Prison officials have declined to comment on the nature of the suicide notes, including who they were addressed to. Hernandez’s lawyer says no note was left to any inmate.

“Rumors of letters to a gay lover, in or out of prison, are false,” Hernandez’s lawyer Jose Baez told TMZ Sports. “These are malicious leaks used to tarnish somebody who is dead.”  

Sources told CBS Boston the notes were written to his mother, his fiancee Shayanna Jenkins-Hernandez and 4-year-old daughter, telling them “I love you and please don’t cry.”

Officials say the notes have since been released to his family.

Though Army said it was his understanding the third suicide note “wasn’t addressed to anyone,” his client believes Hernandez intended it for him based on the closeness of their relationship and because someone inside the jail told Kennedy it was for him.  Army wouldn’t specify who told his client that information.

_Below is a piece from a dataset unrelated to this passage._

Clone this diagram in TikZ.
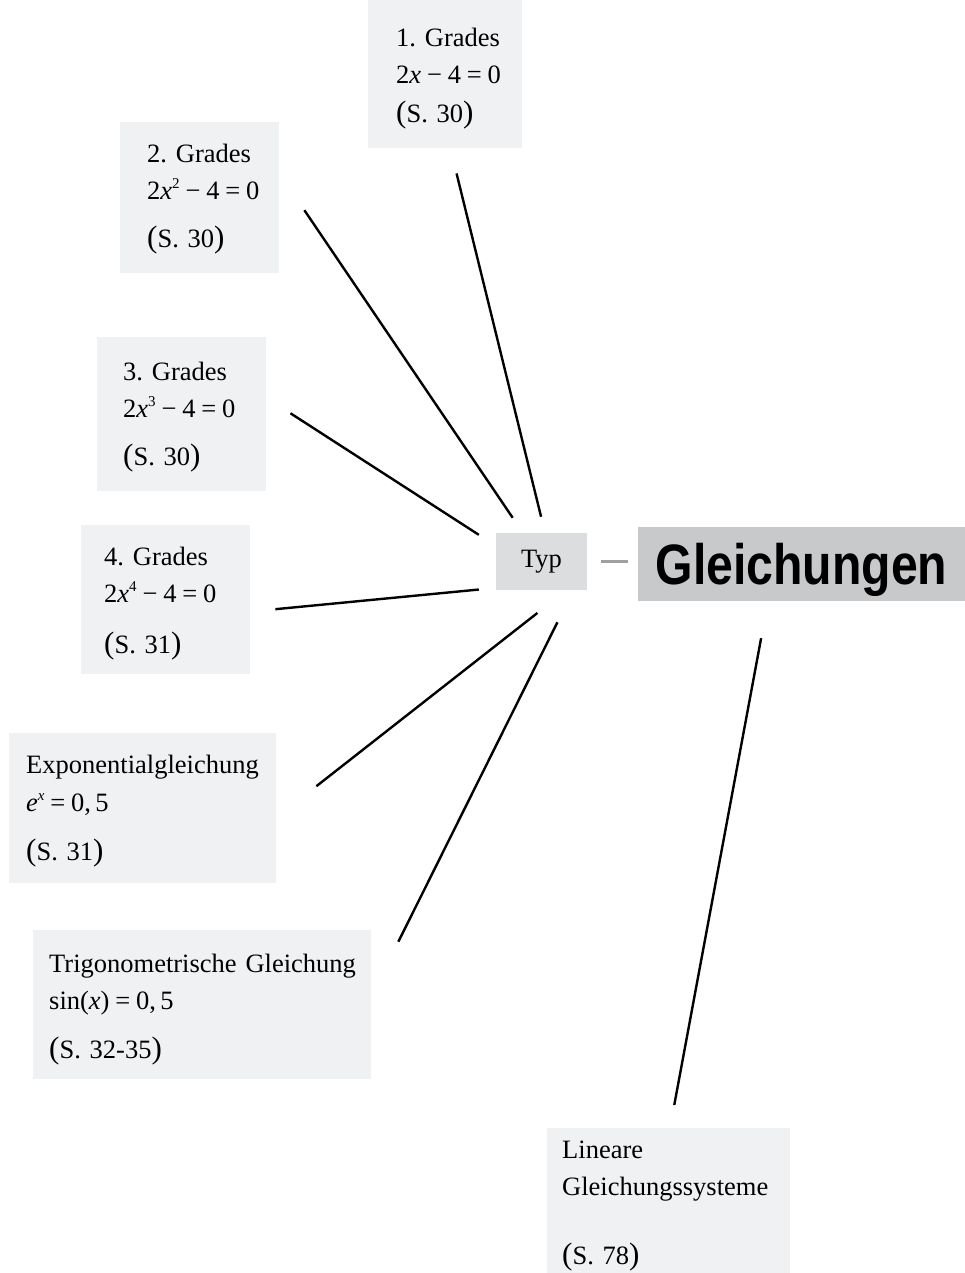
\documentclass[tikz,border=0pt]{standalone}
\usepackage{fontspec}
\setmainfont{Liberation Serif}
\newfontfamily\titelfont[FakeStretch=0.845]{Liberation Sans}
\usetikzlibrary{positioning}
\definecolor{kartegrau}{RGB}{240,241,243}
\definecolor{typgrau}{RGB}{220,221,223}
\definecolor{titelgrau}{RGB}{200,201,203}
\definecolor{stummelgrau}{RGB}{160,160,162}
\frenchspacing
\newcommand{\xv}{\textit{x}}
\newcommand{\abst}{\kern0.22em\relax}
\newcommand{\hoch}[1]{\raisebox{0.42em}{\fontsize{15}{15}\selectfont #1}}
\newcommand{\seite}[1]{{\fontsize{31}{31}\selectfont(}S.~#1{\fontsize{31}{31}\selectfont)}}
\tikzset{
  karte/.style={rectangle, fill=kartegrau, anchor=north west, inner ysep=0pt, align=left,
    font={\fontsize{26.5}{37}\selectfont\hyphenpenalty=10000\relax}},
  typbox/.style={rectangle, fill=typgrau, minimum width=91pt, minimum height=57pt,
    inner sep=0pt, font=\fontsize{26.5}{30}\selectfont},
  titel/.style={rectangle, fill=titelgrau, minimum width=327pt, minimum height=74pt,
    inner sep=0pt, text depth=0pt, font=\titelfont\bfseries\fontsize{57}{60}\selectfont},
  ast/.style={black, line width=2.4pt},
  stummel/.style={stummelgrau, line width=2.5pt}
}
\begin{document}
\begin{tikzpicture}[x=1pt,y=-1pt]
  \useasboundingbox (0,0) rectangle (965,1273);
  % Typ und Hauptthema
  \node[typbox] (typ) at (541.5,561.5) {Typ};
  \node[titel] (glei) at (801.5,564) {Gleichungen};
  % Karten mit den Gleichungstypen (links oben nach unten)
  \node[karte, text width=98pt, inner xsep=28pt, text height=46pt, text depth=102pt] (grad1) at (368,0)
    {1.~Grades\\2\xv\abst−\abst4\abst=\abst0\\[2pt]\seite{30}};
  \node[karte, text width=105pt, inner xsep=27pt, text height=40pt, text depth=111pt] (grad2) at (120,122)
    {2.~Grades\\2\xv\hoch{2}\abst−\abst4\abst=\abst0\\[11pt]\seite{30}};
  \node[karte, text width=117pt, inner xsep=26pt, text height=43pt, text depth=111pt] (grad3) at (97,337)
    {3.~Grades\\2\xv\hoch{3}\abst−\abst4\abst=\abst0\\[11pt]\seite{30}};
  \node[karte, text width=123pt, inner xsep=23pt, text height=40pt, text depth=109pt] (grad4) at (81,525)
    {4.~Grades\\2\xv\hoch{4}\abst−\abst4\abst=\abst0\\[14pt]\seite{31}};
  \node[karte, text width=233pt, inner xsep=17pt, text height=40pt, text depth=110pt] (expo) at (9,733)
    {Exponentialgleichung\\[1pt]\textit{e}\hoch{\textit{x}}\abst=\abst0,\,5\\[12pt]\seite{31}};
  \node[karte, text width=306pt, inner xsep=16pt, text height=42pt, text depth=107pt] (trig) at (33,930)
    {Trigonometrische~Gleichung\\sin(\xv)\abst=\abst0,\,5\\[12pt]\seite{32-35}};
  % Gleichungssysteme haengen direkt am Hauptthema
  \node[karte, text width=213pt, inner xsep=15pt, text height=30pt, text depth=115pt] (lgs) at (547,1128)
    {Lineare\\Gleichungssysteme\\[32pt]\seite{78}};
  % Verbindungen
  \draw[stummel, shorten <=14pt, shorten >=10pt] (typ.east) -- (typ.east -| glei.west);
  \draw[ast, shorten <=16.5pt, shorten >=25.8pt] (typ.83) -- (grad1.274);
  \draw[ast, shorten <=18.1pt, shorten >=44.5pt] (typ.123) -- (grad2.17);
  \draw[ast, shorten <=20.2pt, shorten >=28.6pt] (typ.161) -- (grad3.11);
  \draw[ast, shorten <=17.1pt, shorten >=25.1pt] (typ.210) -- (grad4.352);
  \draw[ast, shorten <=36.9pt, shorten >=50.8pt] (typ.311) -- (expo.356);
  \draw[ast, shorten <=35.8pt, shorten >=60.5pt] (typ.318) -- (trig.3);
  \draw[ast, shorten <=37.6pt, shorten >=23.4pt] (glei.228) -- (lgs.89);
\end{tikzpicture}
\end{document}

Army said it was his understanding parts of the note “didn’t make much sense” and suggested it may have been written in some kind of prison code his client believes he may be able to help interpret.

On Kennedy’s 22nd birthday in August 2016, months before the suicide, Army said Hernandez told Kennedy he wanted to give him a $47,000 watch Hernandez purchased in Las Vegas. Hernandez said he would make arrangements for the gift to be either sent to Kennedy after his release or sent to Kennedy’s family.

Army said Kennedy hasn’t seen the watch.

Army wouldn’t describe how the two men came to know each other, but said they knew of each other before Kennedy was incarcerated “through correspondence.”